Born: 20 June, 1939 in Edinburgh. Died 4 February, 2016 in Larbert.
Harry Glasgow was a well known Scottish footballer throughout the 1960s and into the ‘70’s who played almost 300 games for Clyde before finishing his career with Stenhousemuir whom he also managed. Captain of Clyde over a number of years,he led them in their outstanding 1966/7 season when they managed the remarkable feat,for a part time club,of finishing 3rd in the old 1st Division behind Celtic and Rangers. 1967 of course was when Celtic won the European Cup while Rangers lost the European Cup Winners Cup final in Germany to Bayern Munich to a goal in extra time.’
The Bully Wee’ also reached the Scottish Cup semi final that year being eliminated by Celtic but only after a replay .The Parkhead outfit played a total of 17 cup ties that season and the only one they failed to win was that first semi final against Clyde in front of 57,000. According to a press report of the tie,”Harry Glasgow was a grand captain and right back…”Much of the credit for the exceptional season was due to Glasgow whose consistently sound defensive play and leadership qualities made a huge contribution to the team’s success.

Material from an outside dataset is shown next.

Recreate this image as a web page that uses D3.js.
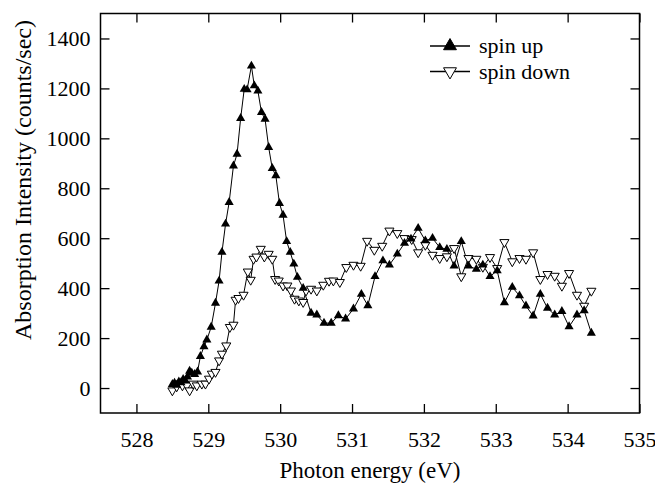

Tall and tenacious,he was a virtual ever present at right back with Eddie Mulheron as his partner on the other flank while other regulars in the defence were Dick Staite and John McHugh, the four of them playing a total of 1160 games for Clyde. Two years ago they had a highly enjoyable reunion at Harry Glasgow’s bowling club.
The team made an inauspicious start to the season failing to qualify from their League cup section and being knocked out of the Glasgow Cup by Partick Thistle but gathered momentum from October onwards when they were unbeaten in 24 of their 30 league games. Near the end of the season,to secure third place,they had to beat Stirling Albion away. After being 2-0 down at halftime and ,according to Glasgow “with the manager’s wrath ringing in their ears,”they staged a great comeback to win 5-2.
It was thought their third place finish qualified them for a European debut in the Fairs Cities’ Cup but with Rangers already in it,Clyde were ruled out as only one team per city was permitted and Dundee replaced them. Other influential players included goalkeeper Tommy McCulloch, midfielder Stan Anderson,centre forward Joe Gilroy and inside forward Harry Hood,later to join Celtic. To mark their outstanding achievement the whole team was inducted into Clyde’s Hall of Fame at a ceremony in 2014 although unfortunately Glasgow was unable to attend because of health problems.
Although Clyde currently play in the country’s lowest league they enjoyed a higher profile in the 1960’s as an old first division side,three times finishing in the top eight.
Indeed in the 1950’s they won the Scottish Cup twice and memorably beat Manchester United and Arsenal in friendlies. Their decline coincided with the loss of much of their core support when people were rehoused out of areas such as the Gorbals, Oatlands and Dalmarnock.
Born Henry Bird Glasgow in 1939 in Edinburgh,he was brought up in Stirlingshire. His career began with junior side Grangemouth United from whom he signed for Falkirk in 1960 then as an inside forward. As it was difficult breaking into the Bairns’ first team for whom he only managed a handful of cup games,in 1961/2 he was loaned out to Arbroath, playing 36 games there.
In 1963 he was signed for Clyde by John Prentice,later to manage Scotland,who had been his manager at Arbroath.Between then and 1972 he would go on to play 290 times for Clyde. Although a fixture at right back Harry occasionally deputised at centre half and on one memorable occasion in October 1969 played at centre forward against Airdrie at Broomfield, notching two goals. Another highlight of his Shawfield career was in 1969 when Clyde reached the League cup semi final only for Celtic to defeat them 1-0.
In 1972 Stenhousemuir manager Alex Smith signed him as player/coach for the Warriors to whom he would render excellent service,playing 66 matches for them. His favourite game was when they went to Ibrox in October that year and beat Rangers 2-1 in the League Cup,earning Harry and teammates a £25 bonus each.
When Smith left in season 74/5 to manage Stirling Albion, he was appointed manager, remaining in post till 1981,the longest serving tenure in the club’s history. On a limited budget he did very well and was highly regarded at Ochilview,” a lovely man and a gent of the first degree” according to the club’s website.
After he resigned, he held a season ticket and regularly attended their home games for years.
Both Clyde and Stenhousemuir paid tribute to Glasgow with a minute’s silence at recent home fixtures. Social media tributes from Clyde fans described him as “Truly one of the greats” and “The Man,a true Clyde legend’.